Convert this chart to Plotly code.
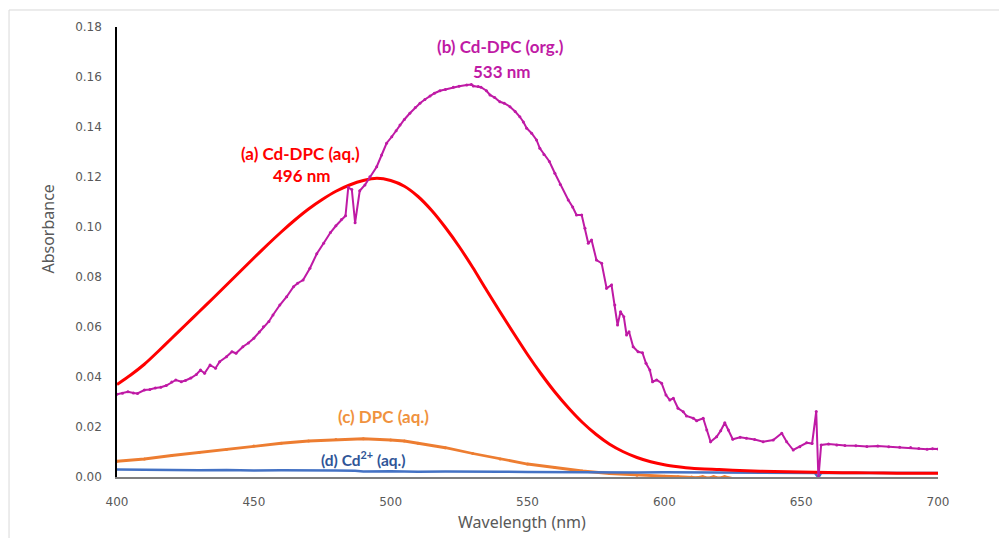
import plotly.graph_objects as go

# (a) Cd-DPC (aq.)
wl_a = [400, 405, 410, 415, 420, 425, 430, 435, 440, 445, 450, 455, 460, 465, 470, 475, 480, 485, 490, 495,
        500, 505, 510, 515, 520, 525, 530, 535, 540, 545, 550, 555, 560, 565, 570, 575, 580, 585, 590, 595,
        600, 605, 610, 620, 630, 640, 650, 660, 670, 680, 690, 700]
abs_a = [0.0370, 0.0408, 0.0451, 0.0502, 0.0555, 0.0608, 0.0661, 0.0714, 0.0768, 0.0822, 0.0876, 0.0929,
         0.0980, 0.1028, 0.1072, 0.1110, 0.1143, 0.1168, 0.1186, 0.1195, 0.1186, 0.1163, 0.1122, 0.1066,
         0.0998, 0.0922, 0.0838, 0.0748, 0.0660, 0.0574, 0.0490, 0.0412, 0.0340, 0.0276, 0.0219, 0.0171,
         0.0131, 0.0101, 0.0078, 0.0061, 0.0049, 0.0041, 0.0035, 0.0030, 0.0025, 0.0022, 0.0020, 0.0018,
         0.0017, 0.0016, 0.0015, 0.0015]

# (b) Cd-DPC (org.)
wl_b = [400, 402, 404, 406, 407.5, 410, 412, 414, 416, 418, 420, 421.5, 423.5, 425, 427, 429, 430.5, 432,
        434, 436, 437.5, 440, 442, 443.5, 446, 448, 450, 452, 453.5, 455.5, 457, 459.5, 462, 464.5, 466,
        468, 470.5, 473, 475.5, 478, 480, 482, 483.5, 484.5, 485.8, 487, 488.7, 490.6, 492.4, 494.9,
        496.7, 498.5, 500.4, 502, 503.4, 505, 507, 509, 510.7, 512.5, 514.4, 516, 518, 520, 522.9, 525,
        527.8, 529.5, 530.2, 532, 533, 535, 536.3, 538, 539.9, 541.5, 543.6, 545.5, 547.2, 548.5, 549.7,
        551.5, 553.3, 554.5, 556, 558, 560, 562, 564.9, 566.5, 567.9, 569.8, 571, 572.2, 573.4, 575.2,
        577.1, 578.9, 580.7, 581.9, 582.9, 584, 585.2, 586.2, 587.1, 588.6, 590.4, 592, 593.3, 594.7,
        595.7, 597.2, 599, 600.6, 602, 603.3, 605, 606.9, 608.1, 610.6, 611.8, 614.2, 615.5, 616.9,
        619.1, 620.6, 622.1, 623.4, 625, 627.7, 630, 633, 636.1, 639.8, 642.9, 644.7, 647.1, 649.5, 652,
        654, 655.5, 656.3, 657.3, 660, 663, 666, 670, 674, 678, 682, 686, 690, 693, 696, 698, 700]
abs_b = [0.0331, 0.0335, 0.0341, 0.0336, 0.0334, 0.0348, 0.0350, 0.0356, 0.0359, 0.0366, 0.0380, 0.0388,
         0.0381, 0.0386, 0.0396, 0.0410, 0.0428, 0.0415, 0.0448, 0.0435, 0.0461, 0.0481, 0.0501, 0.0495,
         0.0521, 0.0536, 0.0555, 0.0580, 0.0601, 0.0622, 0.0648, 0.0688, 0.0721, 0.0761, 0.0775, 0.0788,
         0.0835, 0.0893, 0.0935, 0.0978, 0.1005, 0.1030, 0.1045, 0.1158, 0.1150, 0.1017, 0.1145, 0.1168,
         0.1201, 0.1241, 0.1288, 0.1335, 0.1361, 0.1385, 0.1408, 0.1430, 0.1455, 0.1478, 0.1495, 0.1510,
         0.1524, 0.1535, 0.1545, 0.1550, 0.1559, 0.1563, 0.1568, 0.1570, 0.1564, 0.1562, 0.1559, 0.1545,
         0.1528, 0.1518, 0.1501, 0.1495, 0.1481, 0.1462, 0.1441, 0.1420, 0.1395, 0.1375, 0.1348, 0.1315,
         0.1290, 0.1262, 0.1215, 0.1170, 0.1108, 0.1080, 0.1048, 0.1048, 0.0995, 0.0935, 0.0948, 0.0868,
         0.0855, 0.0755, 0.0768, 0.0688, 0.0608, 0.0661, 0.0641, 0.0568, 0.0581, 0.0521, 0.0501, 0.0497,
         0.0455, 0.0428, 0.0381, 0.0388, 0.0375, 0.0328, 0.0308, 0.0315, 0.0275, 0.0261, 0.0244, 0.0235,
         0.0225, 0.0235, 0.0188, 0.0141, 0.0161, 0.0185, 0.0217, 0.0188, 0.0151, 0.0159, 0.0155, 0.0150,
         0.0141, 0.0148, 0.0175, 0.0141, 0.0108, 0.0121, 0.0137, 0.0134, 0.0262, -0.0005, 0.0128, 0.0132,
         0.0128, 0.0126, 0.0125, 0.0122, 0.0124, 0.0121, 0.0119, 0.0118, 0.0114, 0.0111, 0.0113, 0.0112]

# (c) DPC (aq.)
wl_c = [400, 410, 420, 430, 440, 450, 460, 470, 480, 490, 500, 505, 510, 520, 530, 540, 550, 560, 570,
        580, 590, 600, 605, 610, 612, 614, 616, 618, 620, 622, 625, 640, 660, 680, 700]
abs_c = [0.0063, 0.0072, 0.0086, 0.0098, 0.0110, 0.0124, 0.0135, 0.0144, 0.0150, 0.0153, 0.0148, 0.0144,
         0.0135, 0.0117, 0.0094, 0.0072, 0.0052, 0.0038, 0.0024, 0.0014, 0.0007, 0.0003, 0.0001, 0.0000,
         -0.0003, 0.0001, -0.0004, 0.0001, -0.0004, 0.0001, -0.0006, -0.0010, -0.0012, -0.0014, -0.0015]

# (d) Cd2+ (aq.)
wl_d = [400, 410, 420, 430, 440, 450, 460, 470, 480, 487, 490, 500, 510, 520, 530, 540, 550, 560, 570,
        580, 590, 600, 610, 620, 630, 640, 650, 655, 656.3, 657.3, 660, 670, 680, 690, 700]
abs_d = [0.0030, 0.0028, 0.0029, 0.0027, 0.0028, 0.0026, 0.0027, 0.0025, 0.0026, 0.0025, 0.0022, 0.0023,
         0.0021, 0.0022, 0.0020, 0.0021, 0.0020, 0.0019, 0.0020, 0.0019, 0.0018, 0.0019, 0.0018, 0.0018,
         0.0017, 0.0018, 0.0017, 0.0016, -0.0002, 0.0016, 0.0017, 0.0016, 0.0017, 0.0016, 0.0016]

x_ticks = [400, 450, 500, 550, 600, 650, 700]
y_ticks = [0.00, 0.02, 0.04, 0.06, 0.08, 0.10, 0.12, 0.14, 0.16, 0.18]

RED = "#FF0000"
PURPLE = "#BF1AA5"
ORANGE = "#ED7D31"
BLUE = "#4472C4"

fig = go.Figure()
fig.add_trace(go.Scatter(x=wl_c, y=abs_c, mode="lines+markers", line=dict(color=ORANGE, width=2.8),
                         marker=dict(size=3, color=ORANGE), showlegend=False))
fig.add_trace(go.Scatter(x=wl_d, y=abs_d, mode="lines", line=dict(color=BLUE, width=2.5), showlegend=False))
fig.add_trace(go.Scatter(x=wl_a, y=abs_a, mode="lines", line=dict(color=RED, width=3, shape="spline",
                                                                 smoothing=0.6), showlegend=False))
fig.add_trace(go.Scatter(x=wl_b, y=abs_b, mode="lines+markers", line=dict(color=PURPLE, width=2),
                         marker=dict(size=3, color=PURPLE), showlegend=False))

tick_font = dict(family="DejaVu Sans", size=12, color="#595959")
title_font = dict(family="Noto Sans", size=16, color="#595959")

# the page body has an 8px margin: figure occupies x 8..1007, y 8..538
# plot area: x 117..938, y 27..477 in page pixels
fig.update_layout(
    width=999, height=530,
    margin=dict(l=109, r=69, t=19, b=61),
    paper_bgcolor="white", plot_bgcolor="white",
    xaxis=dict(range=[400, 700], tickvals=x_ticks, ticktext=[str(v) for v in x_ticks],
               showgrid=False, zeroline=False, showline=True, linecolor="#7f7f7f", linewidth=2,
               ticks="", tickfont=tick_font, ticklabelstandoff=13),
    yaxis=dict(range=[0, 0.18], tickvals=y_ticks, ticktext=["%.2f" % v for v in y_ticks],
               showgrid=False, zeroline=False, showline=True, linecolor="black", linewidth=1.5,
               ticks="", tickfont=tick_font, ticklabelstandoff=11),
)

fig.add_annotation(x=-0.084, y=0.55, xref="paper", yref="paper", text="Absorbance", textangle=-90,
                   showarrow=False, font=title_font, xanchor="center", yanchor="middle")
fig.add_annotation(x=0.4933, y=-0.1, xref="paper", yref="paper", text="Wavelength (nm)",
                   showarrow=False, font=title_font, xanchor="center", yanchor="middle")

anns = [
    ("(b) Cd-DPC (org.)", 540.3, 0.1721, PURPLE, 17),
    ("533 nm", 540.7, 0.1621, PURPLE, 17),
    ("(a) Cd-DPC (aq.)", 467.2, 0.1296, RED, 17),
    ("496 nm", 467.6, 0.1208, RED, 17),
    ("(c) DPC (aq.)", 497.2, 0.0241, "#F0923E", 17),
    ("(d) Cd<sup>2+</sup> (aq.)", 490.2, 0.0075, "#2F5597", 15.5),
]
for text, ax, ay, col, sz in anns:
    fig.add_annotation(x=ax, y=ay, xref="x", yref="y", text="<b>" + text + "</b>", showarrow=False,
                       font=dict(family="Lato", size=sz, color=col), xanchor="center", yanchor="middle")

# light chart border
fig.add_shape(type="rect", xref="paper", yref="paper", x0=-0.1315, x1=1.0755, y0=-0.2, y1=1.0378,
              line=dict(color="#d9d9d9", width=1), fillcolor="rgba(0,0,0,0)", layer="below")

fig.write_html("out.html")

------------------------------

Make an exact copy of the lines from the top of the material through the line with "0.0017, 0.0016, 0.0015, 0.0015]", pictures excluded.

* **EXERCISE SOLUTION**:
Convert this chart to Plotly code.
import plotly.graph_objects as go

# (a) Cd-DPC (aq.)
wl_a = [400, 405, 410, 415, 420, 425, 430, 435, 440, 445, 450, 455, 460, 465, 470, 475, 480, 485, 490, 495,
        500, 505, 510, 515, 520, 525, 530, 535, 540, 545, 550, 555, 560, 565, 570, 575, 580, 585, 590, 595,
        600, 605, 610, 620, 630, 640, 650, 660, 670, 680, 690, 700]
abs_a = [0.0370, 0.0408, 0.0451, 0.0502, 0.0555, 0.0608, 0.0661, 0.0714, 0.0768, 0.0822, 0.0876, 0.0929,
         0.0980, 0.1028, 0.1072, 0.1110, 0.1143, 0.1168, 0.1186, 0.1195, 0.1186, 0.1163, 0.1122, 0.1066,
         0.0998, 0.0922, 0.0838, 0.0748, 0.0660, 0.0574, 0.0490, 0.0412, 0.0340, 0.0276, 0.0219, 0.0171,
         0.0131, 0.0101, 0.0078, 0.0061, 0.0049, 0.0041, 0.0035, 0.0030, 0.0025, 0.0022, 0.0020, 0.0018,
         0.0017, 0.0016, 0.0015, 0.0015]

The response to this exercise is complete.